SHAMIL BASAEV’S BROTHER REPORTEDLY KILLED.
Publication: Monitor Volume: 6 Issue: 237
Shirvani Basaev, brother of Chechen rebel field commander Shamil Basaev, was reportedly killed by federal forces this week, as was Ruslan Tsagaraev, chief of staff of the separatist forces. The news that Basaev and Tsagaraev had been killed was first reported on December 18 by Federal Security Service sources and confirmed later that day by an official in the office of Sergei Yastrzhembsky, President Vladimir Putin’s spokesman on Chechnya. According to that official, Basaev was buried in the Vedeno region, and the federal forces know the exact site of the grave (Russian agencies, December 18).
If Shirvani Basaev was indeed killed, the event hardly ranks as a great military success by the federal forces. Shamil Basaev’s younger brother was known mainly as the brother of “Terrorist No. 1,” as Shamil Basaev is known in the Russian press. While Shirvani tried to copy his brother’s look and manner of behavior, he did not participate in a single large-scale operation during either the 1994-1996 war or the current one. Were it not for his brother, Shirvani Basaev would be nothing more than an obscure Chechen rebel field commander.

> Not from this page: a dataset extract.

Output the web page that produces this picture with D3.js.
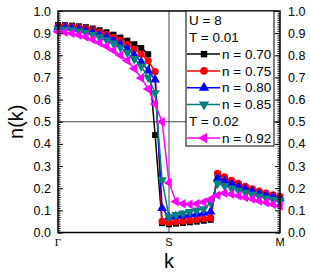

Meanwhile, last week the federal forces claimed another major success: They reported that Chechen President Aslan Maskhadov had been wounded on November 7 in a special operation which also killed his driver and two members of his bodyguard. The Chechen side, however, has denied this claim (Russian agencies, kavkaz.org, December 13). Indeed, the report should be viewed skeptically. The Kremlin has on more than one occasion announced the wounding or even the death of a well-known Chechen rebel field commander, and the report has turned out to be false. Indeed, it is difficult to know why the Kremlin announced Maskhadov’s wounding more than a month after it supposedly took place. If Maskhadov were in fact wounded, then it would have to be seen as a major victory for Moscow (Russian agencies, December 13). The Russian forces also claimed last week that they had captured one of the Akhmadov brothers in a special operation. The brothers, both of whom are Chechen rebel field commanders, became among the main “specialists” in hostage-taking between the two Chechen wars. They were reportedly involved in the kidnapping and murder of four Western telecommunications workers in 1998 and the kidnapping of Camilla Carr and Jon James, the British aid workers who were seized in 1997 and freed fourteen months later.